Lepofsky is also a member of the K–12 Education Standards Development Committee in Ontario, which made recommendations for an accessibility standard in all publicly funded schools. The committee’s recommendations were guided by the AODA’s requirement that education will become accessible by 2025.
The report includes many suggestions for the Ontario Ministry of Education. It emphasizes that students with disabilities have equal rights and their “disabilities should not be described in terms discordant with their equality rights” like “student with special education needs.” Among other action items, the committee recommends that persons with disabilities be directly involved in designing and reviewing policies, programs, and curriculum.
In terms of digital access, the report suggests that boards and government ensure all digital resources are fully accessible to students and staff with disabilities and establish policies that consistently meet the digital and technology requirements to support the learning needs of students with disabilities. Because many teachers likely don’t know how to use adaptive technology and applications, the classroom teaching staff needs training when they have a student who requires assistance.

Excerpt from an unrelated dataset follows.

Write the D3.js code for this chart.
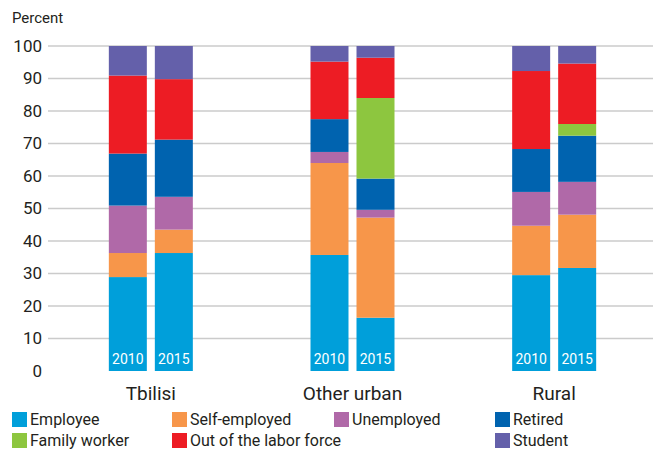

The report insists that “all learners, including students with disabilities, are ensured every opportunity to fully access and participate in meaningful, challenging learning opportunities and curriculum engagement. This includes the timely access, use and the benefits of curriculum materials, goods and services.”
The Ontario Ministry of Education stated that it’s working with the Ministry of Seniors and Accessibility to review the recommendations.
There is an urgent need for accessible education throughout Canada. While there is guidance in place under legislation like the AODA and the requirements of the CRTC, there is quite a long way to go before education in Canada is truly accessible to all students. Achieving this goal would result in a far more enriching and effective learning experience for countless students across the country.